ソ連時代のモスクワ4

ソ連時代のモスクワ4
モスクワでは、その他、いろいろな細かいことが西側と異なっていて、驚きました。
例えば新聞です。

新聞は基本的に無料で、多くの人が持ち歩いていました。

明らかに、書いてある内容には厳しい管理がされていたのだと思いますが、情報を知りたいと思う人はすべて、無料でそれを得られたのです。

もちろん、これはインターネット以前の話で、現在でこそ西側にも無料新聞が出回っていますが、当時は考えられないことでした。

その頃の私は、ジョギングに熱を入れていました。

アマチュアでしたが。

そのせいか、モスクワの町中では、ジョギングをする人が目に付きました。

ジョギングだけでなく、あらゆる種類のスポーツが促進されていて、これまた基本的に無料だと聞きました。
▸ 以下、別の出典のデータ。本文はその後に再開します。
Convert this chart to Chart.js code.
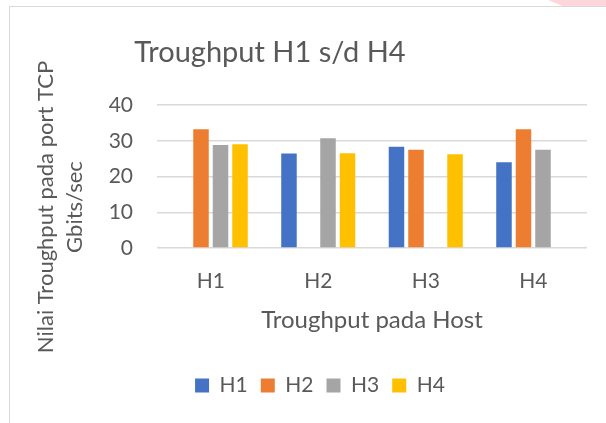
<!DOCTYPE html>
<html>
<head>
<meta charset="utf-8">
<script src="https://cdn.jsdelivr.net/npm/chart.js"></script>
<style>
body{margin:0;background:#fff;}
#wrap{position:relative;width:606px;height:423px;overflow:hidden;background:#fff;}
#frame{position:absolute;left:9px;top:6px;width:620px;height:440px;border-left:1.5px solid #d9d9d9;border-top:1.5px solid #d9d9d9;}
#corner{position:absolute;left:548px;top:0;width:58px;height:6px;background:#ffd6dc;clip-path:polygon(0 0,100% 0,100% 100%,25% 100%);}
canvas{position:absolute;left:0;top:0;}
</style>
</head>
<body>
<div id="wrap">
<div id="corner"></div>
<div id="frame"></div>
<canvas id="myChart" width="606" height="423"></canvas>
</div>
<script>
var categories=['H1','H2','H3','H4'];
var seriesNames=['H1','H2','H3','H4'];
var h1Values=[null,26.4,28.3,24.0];
var h2Values=[33.2,null,27.5,33.2];
var h3Values=[28.8,30.7,null,27.5];
var h4Values=[29.0,26.5,26.2,null];
var yTicks=[0,10,20,30,40];

var chartTitle='Troughput H1 s/d H4';
var yTitle=['Nilai Troughput pada port TCP','Gbits/sec'];
var xTitle='Troughput pada Host';

var colors=['#4472c4','#ed7d31','#a5a5a5','#ffc000'];
var textcolor='#595959';
var fontname='Lato, "Open Sans", sans-serif';

var allValues=[h1Values,h2Values,h3Values,h4Values];
var datasets=[];
for(var ia=0; ia<seriesNames.length; ia++){
	datasets.push({
		label:seriesNames[ia],
		data:allValues[ia],
		backgroundColor:colors[ia],
		borderWidth:0,
		categoryPercentage:0.726,
		barPercentage:0.795
	});
}

// title and y-axis title are drawn by hand, Excel puts them off-centre
var textPlugin={
	id:'texts',
	afterDraw:function(chart){
		var c=chart.ctx;
		c.save();
		c.fillStyle=textcolor;
		c.textAlign='center';
		c.textBaseline='alphabetic';
		c.font='29px '+fontname;
		c.fillText(chartTitle,270,62);

		c.font='22px '+fontname;
		c.translate(53,207);
		c.rotate(-Math.PI/2);
		c.fillText(yTitle[0],0,0);
		c.fillText(yTitle[1],0,29);
		c.restore();
	}
};

var ctx=document.getElementById('myChart').getContext('2d');
var myChart=new Chart(ctx,{
	type:'bar',
	data:{
		labels:categories,
		datasets:datasets
	},
	options:{
		responsive:false,
		animation:false,
		layout:{
			padding:{left:53,right:19,top:105,bottom:17}
		},
		plugins:{
			title:{display:false},
			tooltip:{enabled:false},
			legend:{
				display:true,
				position:'bottom',
				labels:{
					color:textcolor,
					font:{family:fontname,size:21},
					boxWidth:14,
					boxHeight:14,
					padding:13
				}
			}
		},
		scales:{
			x:{
				grid:{display:false},
				border:{display:false},
				ticks:{color:textcolor,font:{family:fontname,size:21},padding:13},
				title:{
					display:true,
					text:xTitle,
					color:textcolor,
					font:{family:fontname,size:24},
					padding:{top:4,bottom:27}
				},
				afterFit:function(scale){scale.height=114;}
			},
			y:{
				min:0,
				max:40,
				afterBuildTicks:function(scale){
					scale.ticks=yTicks.map(function(v){return {value:v};});
				},
				grid:{color:'#d9d9d9',lineWidth:1.5,drawTicks:false},
				border:{display:false},
				ticks:{color:textcolor,font:{family:fontname,size:21},padding:24},
				afterFit:function(scale){scale.width=104;}
			}
		}
	},
	plugins:[textPlugin]
});
</script>
</body>
</html>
それから憶えているのは、夜遅くに若い女性が地下鉄に乗っていたことです。

中にはミニスカート姿の人もいて、しかも一人だったりしました。

私の国では、夜もふけて女性が一人で歩くなど危なくて、あり得ないことです。

地元の人々は、モスクワにはそういった危険は全くないと言っていました。

ある晩、私たちは当時のモスクワには珍しかったイタリア料理店で働いていたイタリア人に出会いました。

一緒に食事をしたのですが、彼が言うには、モスクワでは二つの世界が平行して同時進行しているという話でした。

表向きには許されない様々なもの、アルコールや売春、麻薬など全てを買うことが可能なんだそうです。

もちろん、危険が伴うし、非常に高価で米ドルのみで取引されているとのことです。

普通のツーリストや訪問客の目には見えない現実だと言っていました。

彼が言ったことが真実かどうかは分かりませんが、火のないところに煙は立たないと言いますからね。